### EXERCISE AIM
Leaving out the pictures, retype the lines from the beginning of the listing through the line containing "import plotly.graph_objects as go".

### RECORDS SUPPLIED
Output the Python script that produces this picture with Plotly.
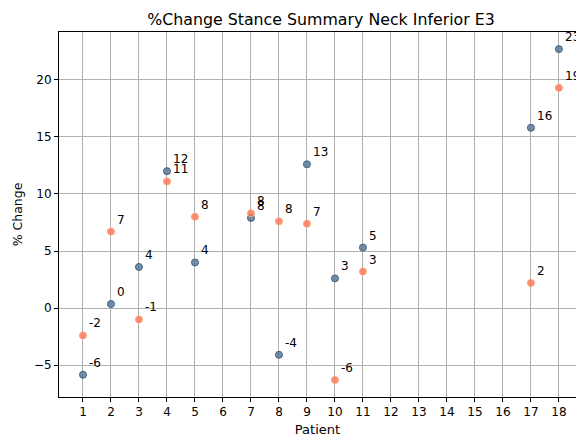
import plotly.graph_objects as go

patients_blue = [1, 2, 3, 4, 5, 7, 8, 9, 10, 11, 17, 18]
values_blue = [-5.85, 0.35, 3.6, 12.0, 4.0, 7.9, -4.1, 12.6, 2.6, 5.3, 15.8, 22.7]
patients_orange = [1, 2, 3, 4, 5, 7, 8, 9, 10, 11, 17, 18]
values_orange = [-2.4, 6.7, -1.0, 11.1, 8.0, 8.3, 7.6, 7.4, -6.3, 3.2, 2.2, 19.3]
x_ticks = list(range(1, 19))
y_ticks = [-5, 0, 5, 10, 15, 20]

fig = go.Figure()
fig.add_trace(go.Scatter(
    x=patients_blue, y=values_blue, mode="markers",
    marker=dict(size=7, color="rgba(80,115,150,0.8)", line=dict(color="#45627c", width=1)),
    showlegend=False, hoverinfo="skip"))
fig.add_trace(go.Scatter(
    x=patients_orange, y=values_orange, mode="markers",
    marker=dict(size=7, color="rgba(250,115,85,0.8)", line=dict(color="#ffa070", width=1)),
    showlegend=False, hoverinfo="skip"))

annotations = []
for xs, ys in ((patients_blue, values_blue), (patients_orange, values_orange)):
    for x, y in zip(xs, ys):
        annotations.append(dict(
            x=x, y=y, xref="x", yref="y", text=f"{y:.0f}", showarrow=False,
            xanchor="left", yanchor="bottom", xshift=4, yshift=3,
            font=dict(family="DejaVu Sans", size=12, color="black")))

fig.update_layout(
    width=576, height=439,
    margin=dict(l=59, r=0, t=32, b=42),
    paper_bgcolor="white", plot_bgcolor="white",
    font=dict(family="DejaVu Sans", size=12, color="black"),
    title=dict(text="%Change Stance Summary Neck Inferior E3", x=321/576, xref="container",
               xanchor="center", y=1 - 19/439, yref="container", yanchor="middle",
               font=dict(size=15.8, color="black")),
    annotations=annotations,
    xaxis=dict(range=[0.143, 18.61], tickvals=x_ticks, ticktext=[str(t) for t in x_ticks],
               showgrid=True, gridcolor="#b0b0b0", gridwidth=0.8, zeroline=False,
               showline=True, linecolor="black", linewidth=1, mirror=True,
               ticks="outside", ticklen=4, tickcolor="black",
               title=dict(text="Patient", standoff=6, font=dict(size=13))),
    yaxis=dict(range=[-7.8, 24.2], tickvals=y_ticks,
               showgrid=True, gridcolor="#b0b0b0", gridwidth=0.8, zeroline=False,
               showline=True, linecolor="black", linewidth=1, mirror=False,
               ticks="outside", ticklen=4, tickcolor="black",
               title=dict(text="% Change", standoff=8, font=dict(size=12.5))),
)

fig.write_html("out.html")
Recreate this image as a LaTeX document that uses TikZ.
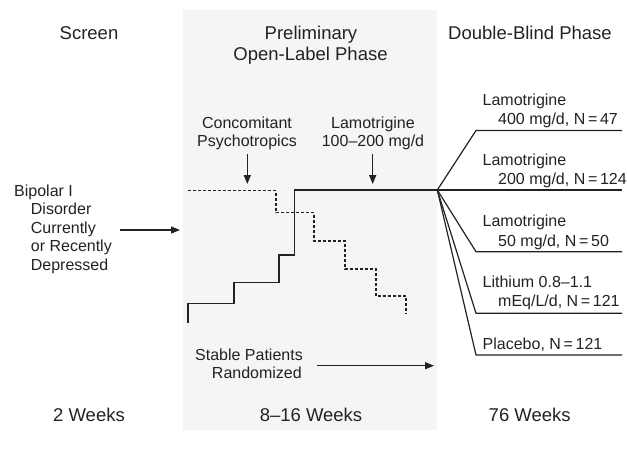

### REPLY TO THE EXERCISE
Output the Python script that produces this picture with Plotly.
import plotly.graph_objects as go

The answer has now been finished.